An episode of the BBC’s historical reconstruction programme ‘The Edwardian Farm’ (unfortunately not available on iPlayer iPlayer )
included this very same approach. The series, based upon practices in use some 70 years after the publication of Youatt’s book, was based in his own home county of Devon.
A cow will not, on the average, yield more than 22 lbs. of butter (of 24 oz. each) in the summer season: she will yield about 90 lbs. of cheese, which is much liked by some on account of the aromatic flavour which is given to it by the mixture of rose-leaves, cinnamon, mace, cloves, and lemon with the rennet.
I am a little confused for there was no weight system that divided a pound into 24 ounces thus it appears that each of these 22 pounds of butter weighed 24 ounces which is one-and-a-half pounds and therefore suggests a yield of 33 lbs of butter? (You may be interested in a guide to Old Scottish Weights and Measures
The milk of the cows is said to be excellent, but on account of the filthy habits of too many of the cotters, the butter and cheese are eaten by few beside the natives.
The longevity of many islanders suggests that their dairy produce wasn’t too toxic despite these ‘filthy habits’ and it is worth remembering that it would be another quarter-of-a-century before the ‘miasma’ theory of disease was overthrown, following yet another Cholera epidemic in London…
SEA-WARE & SPRING
In the spring all the cattle are in poor condition, and those of the small tenants are in most wretched plight: sea-weed (chiefly Fucus canaliculars), boiled with husks of grain and a little meal or other substances, are then employed to support them; and in many places the cattle during the winter and spring regularly betake themselves to the sea-shore at ebbtide to feed upon the fuci.
The rapidity of vegetation in the latter part of the spring is astonishing in these islands.
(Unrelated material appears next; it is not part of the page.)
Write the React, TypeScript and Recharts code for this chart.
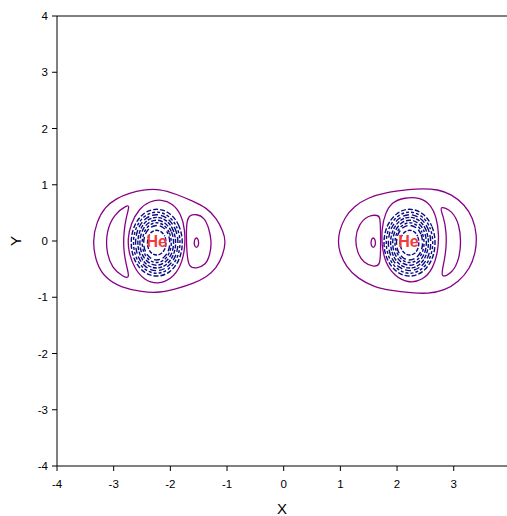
import React from 'react';
import { ComposedChart, Line, Scatter, XAxis, YAxis, ReferenceLine } from 'recharts';

type Pt = [number, number];

const xTicks = [-4, -3, -2, -1, 0, 1, 2, 3];
const yTicks = [-4, -3, -2, -1, 0, 1, 2, 3, 4];

// outer contour around each atom
const leftOuter: Pt[] = [[-3.38, 0.0], [-3.30, 0.34], [-3.16, 0.60], [-2.95, 0.76], [-2.72, 0.85], [-2.49, 0.91], [-2.19, 0.93], [-1.89, 0.83], [-1.60, 0.71], [-1.36, 0.59], [-1.19, 0.41], [-1.07, 0.18], [-1.02, -0.01], [-1.07, -0.25], [-1.19, -0.49], [-1.36, -0.64], [-1.60, -0.76], [-1.89, -0.85], [-2.19, -0.92], [-2.49, -0.91], [-2.89, -0.82], [-3.13, -0.67], [-3.30, -0.43]];
const rightOuter: Pt[] = [[0.96, -0.01], [0.98, 0.17], [1.07, 0.41], [1.24, 0.62], [1.49, 0.77], [1.78, 0.86], [2.25, 0.92], [2.43, 0.93], [2.72, 0.92], [2.96, 0.83], [3.19, 0.65], [3.34, 0.41], [3.41, 0.11], [3.39, -0.19], [3.29, -0.49], [3.08, -0.73], [2.84, -0.88], [2.54, -0.94], [2.25, -0.92], [1.90, -0.88], [1.60, -0.82], [1.31, -0.67], [1.10, -0.46], [0.98, -0.19]];

// ring right around the core
const leftInner: Pt[] = [[-2.70, 0.30], [-2.55, 0.58], [-2.36, 0.71], [-2.16, 0.74], [-1.96, 0.67], [-1.81, 0.48], [-1.74, 0.20], [-1.74, -0.14], [-1.81, -0.44], [-1.98, -0.68], [-2.22, -0.77], [-2.46, -0.70], [-2.64, -0.48], [-2.74, -0.18], [-2.75, 0.05]];
const rightInner: Pt[] = [[1.92, 0.70], [1.79, 0.50], [1.73, 0.22], [1.73, -0.08], [1.79, -0.38], [1.95, -0.62], [2.19, -0.75], [2.46, -0.70], [2.64, -0.48], [2.72, -0.19], [2.74, 0.11], [2.70, 0.41], [2.59, 0.66], [2.39, 0.78], [2.13, 0.77]];

// side lobes
const leftCrescent: Pt[] = [[-2.76, 0.64], [-2.99, 0.48], [-3.13, 0.17], [-3.13, -0.19], [-3.03, -0.48], [-2.83, -0.64], [-2.71, -0.67], [-2.78, -0.43], [-2.83, -0.13], [-2.82, 0.17], [-2.78, 0.42], [-2.72, 0.62]];
const leftD: Pt[] = [[-1.66, 0.46], [-1.54, 0.48], [-1.40, 0.42], [-1.32, 0.23], [-1.27, -0.01], [-1.30, -0.25], [-1.38, -0.43], [-1.54, -0.49], [-1.68, -0.47], [-1.71, -0.19], [-1.72, 0.11], [-1.71, 0.37]];
const leftOval: Pt[] = [[-1.54, 0.07], [-1.50, 0.02], [-1.50, -0.08], [-1.54, -0.13], [-1.58, -0.08], [-1.58, 0.02]];
const rightD: Pt[] = [[1.67, 0.46], [1.49, 0.46], [1.32, 0.29], [1.26, 0.05], [1.29, -0.19], [1.41, -0.40], [1.60, -0.46], [1.70, -0.43], [1.71, -0.19], [1.71, 0.17], [1.70, 0.42]];
const rightOval: Pt[] = [[1.58, 0.07], [1.62, 0.02], [1.62, -0.08], [1.58, -0.13], [1.54, -0.08], [1.54, 0.02]];
const rightCrescent: Pt[] = [[2.73, 0.64], [2.98, 0.54], [3.10, 0.28], [3.13, -0.01], [3.10, -0.31], [2.98, -0.57], [2.76, -0.67], [2.82, -0.43], [2.87, -0.13], [2.87, 0.17], [2.82, 0.44]];

// dense core contours (drawn dashed)
const leftCore: Pt[][] = [
  [[-1.77, -0.03], [-1.83, 0.28], [-2.00, 0.51], [-2.24, 0.59], [-2.48, 0.51], [-2.65, 0.28], [-2.71, -0.03], [-2.65, -0.34], [-2.48, -0.57], [-2.24, -0.65], [-2.00, -0.57], [-1.83, -0.34]],
  [[-1.81, -0.03], [-1.87, 0.26], [-2.03, 0.46], [-2.24, 0.54], [-2.46, 0.46], [-2.61, 0.26], [-2.67, -0.03], [-2.61, -0.32], [-2.46, -0.52], [-2.24, -0.60], [-2.03, -0.52], [-1.87, -0.32]],
  [[-1.85, -0.03], [-1.90, 0.23], [-2.05, 0.42], [-2.24, 0.49], [-2.44, 0.42], [-2.58, 0.23], [-2.63, -0.03], [-2.58, -0.29], [-2.44, -0.48], [-2.24, -0.55], [-2.05, -0.48], [-1.90, -0.29]],
  [[-1.89, -0.03], [-1.94, 0.21], [-2.07, 0.38], [-2.24, 0.44], [-2.42, 0.38], [-2.54, 0.21], [-2.59, -0.03], [-2.54, -0.27], [-2.42, -0.44], [-2.24, -0.50], [-2.07, -0.44], [-1.94, -0.27]],
  [[-1.93, -0.03], [-1.97, 0.18], [-2.09, 0.33], [-2.24, 0.39], [-2.40, 0.33], [-2.51, 0.18], [-2.55, -0.03], [-2.51, -0.24], [-2.40, -0.39], [-2.24, -0.45], [-2.09, -0.39], [-1.97, -0.24]],
  [[-1.97, -0.03], [-2.01, 0.16], [-2.11, 0.29], [-2.24, 0.34], [-2.38, 0.29], [-2.47, 0.16], [-2.51, -0.03], [-2.47, -0.22], [-2.38, -0.35], [-2.24, -0.40], [-2.11, -0.35], [-2.01, -0.22]],
  [[-2.00, -0.03], [-2.03, 0.13], [-2.12, 0.25], [-2.24, 0.29], [-2.36, 0.25], [-2.45, 0.13], [-2.48, -0.03], [-2.45, -0.19], [-2.36, -0.31], [-2.24, -0.35], [-2.12, -0.31], [-2.03, -0.19]],
  [[-2.07, -0.03], [-2.09, 0.09], [-2.16, 0.17], [-2.24, 0.20], [-2.33, 0.17], [-2.39, 0.09], [-2.41, -0.03], [-2.39, -0.15], [-2.33, -0.23], [-2.24, -0.26], [-2.16, -0.23], [-2.09, -0.15]],
];
const rightCore: Pt[][] = [
  [[2.69, -0.03], [2.63, 0.28], [2.46, 0.51], [2.22, 0.59], [1.99, 0.51], [1.81, 0.28], [1.75, -0.03], [1.81, -0.34], [1.99, -0.57], [2.22, -0.65], [2.46, -0.57], [2.63, -0.34]],
  [[2.65, -0.03], [2.59, 0.26], [2.44, 0.46], [2.22, 0.54], [2.01, 0.46], [1.85, 0.26], [1.79, -0.03], [1.85, -0.32], [2.01, -0.52], [2.22, -0.60], [2.44, -0.52], [2.59, -0.32]],
  [[2.61, -0.03], [2.56, 0.23], [2.42, 0.42], [2.22, 0.49], [2.03, 0.42], [1.88, 0.23], [1.83, -0.03], [1.88, -0.29], [2.03, -0.48], [2.22, -0.55], [2.42, -0.48], [2.56, -0.29]],
  [[2.57, -0.03], [2.52, 0.21], [2.40, 0.38], [2.22, 0.44], [2.05, 0.38], [1.92, 0.21], [1.87, -0.03], [1.92, -0.27], [2.05, -0.44], [2.22, -0.50], [2.40, -0.44], [2.52, -0.27]],
  [[2.53, -0.03], [2.49, 0.18], [2.38, 0.33], [2.22, 0.39], [2.07, 0.33], [1.95, 0.18], [1.91, -0.03], [1.95, -0.24], [2.07, -0.39], [2.22, -0.45], [2.38, -0.39], [2.49, -0.24]],
  [[2.49, -0.03], [2.45, 0.16], [2.36, 0.29], [2.22, 0.34], [2.09, 0.29], [1.99, 0.16], [1.95, -0.03], [1.99, -0.22], [2.09, -0.35], [2.22, -0.40], [2.36, -0.35], [2.45, -0.22]],
  [[2.46, -0.03], [2.43, 0.13], [2.34, 0.25], [2.22, 0.29], [2.10, 0.25], [2.01, 0.13], [1.98, -0.03], [2.01, -0.19], [2.10, -0.31], [2.22, -0.35], [2.34, -0.31], [2.43, -0.19]],
  [[2.39, -0.03], [2.37, 0.09], [2.31, 0.17], [2.22, 0.20], [2.14, 0.17], [2.07, 0.09], [2.05, -0.03], [2.07, -0.15], [2.14, -0.23], [2.22, -0.26], [2.31, -0.23], [2.37, -0.15]],
];

const atomLabels = [{ x: -2.24, y: 0.0, name: 'He' }, { x: 2.2, y: 0.0, name: 'He' }];

const purple = '#880088';
const navy = '#0c0c80';
const font = "Arial, 'Liberation Sans', sans-serif";
const dashes = ['5 2', '3 2', '6 3', '4 1.5'];
const toObj = (pts: Pt[]) => pts.map(([x, y]) => ({ x, y }));

const purpleContours = [leftOuter, rightOuter, leftInner, rightInner, leftCrescent, leftD, leftOval, rightD, rightOval, rightCrescent];
const coreContours = [...leftCore, ...rightCore];

const HeLabel = (props: any) => (
  <text x={props.cx} y={props.cy} textAnchor="middle" dominantBaseline="central"
    fill="#f03c3c" fontSize={16} fontWeight="bold" fontFamily={font}>
    {props.payload.name}
  </text>
);

const tickStyle = { fill: '#000', fontSize: 11.5, fontFamily: font };

export default function App() {
  return (
    <div style={{ position: 'absolute', left: 0, top: 0, background: '#fff' }}>
      <ComposedChart width={507} height={516} margin={{ top: 16, right: 0, bottom: 0, left: 12 }}>
        <XAxis type="number" dataKey="x" domain={[-4, 3.94]} ticks={xTicks} allowDataOverflow
          height={50} tick={tickStyle} tickSize={5} tickMargin={9} stroke="#000"
          label={{ value: 'X', position: 'insideBottom', offset: 2, fontSize: 15, fill: '#000', fontFamily: font }} />
        <YAxis type="number" dataKey="y" domain={[-4, 4]} ticks={yTicks} allowDataOverflow
          width={45} tick={tickStyle} tickSize={5} tickMargin={4} stroke="#000"
          label={{ value: 'Y', angle: -90, position: 'center', dx: -19, fontSize: 15, fill: '#000', fontFamily: font }} />
        <ReferenceLine y={4} stroke="#000" />
        {coreContours.map((c, i) => (
          <Line key={'core' + i} data={toObj(c)} dataKey="y" type="basisClosed" stroke={navy}
            strokeWidth={1.4} strokeDasharray={dashes[i % 4]} strokeDashoffset={i * 2}
            dot={false} activeDot={false} isAnimationActive={false} />
        ))}
        {purpleContours.map((c, i) => (
          <Line key={'p' + i} data={toObj(c)} dataKey="y" type="basisClosed" stroke={purple}
            strokeWidth={1.3} dot={false} activeDot={false} isAnimationActive={false} />
        ))}
        <Scatter data={atomLabels} dataKey="y" shape={HeLabel} isAnimationActive={false} />
      </ComposedChart>
    </div>
  );
}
A good pasture can scarcely be left a fortnight without growing high and rank; and even the unenclosed and marshy and heathy grounds are comparatively luxuriant.
SUMMER & SHIELINGS
In summer the cows and the milch-sheep are sent to the inland glens and moors, which are covered with hard grasses and rushes, because the portion that yields soft grass is not sufficient for their consumption during the whole year. They are attended by a woman from each family, who has a small hut or shealing for her habitation, and who makes the little butter and cheese which their scanty milk affords.
The history of the Shieling is a fascinating topic that I intend examining in detail at a later date.
In summer all the cattle are pastured; the calves are sent to their dams twice in the day, and the strippings, or last part of the milk, is taken away by the dairy-maid, for it is commonly supposed, that if the calf is allowed to draw all the milk he can, it will keep the dam in low condition, and prevent her being in calf in proper time.
This refers to the practice on farms.
ONE FINAL OBSERVATION
Oxen are never used for the plough or on the road on any of the Hebrides.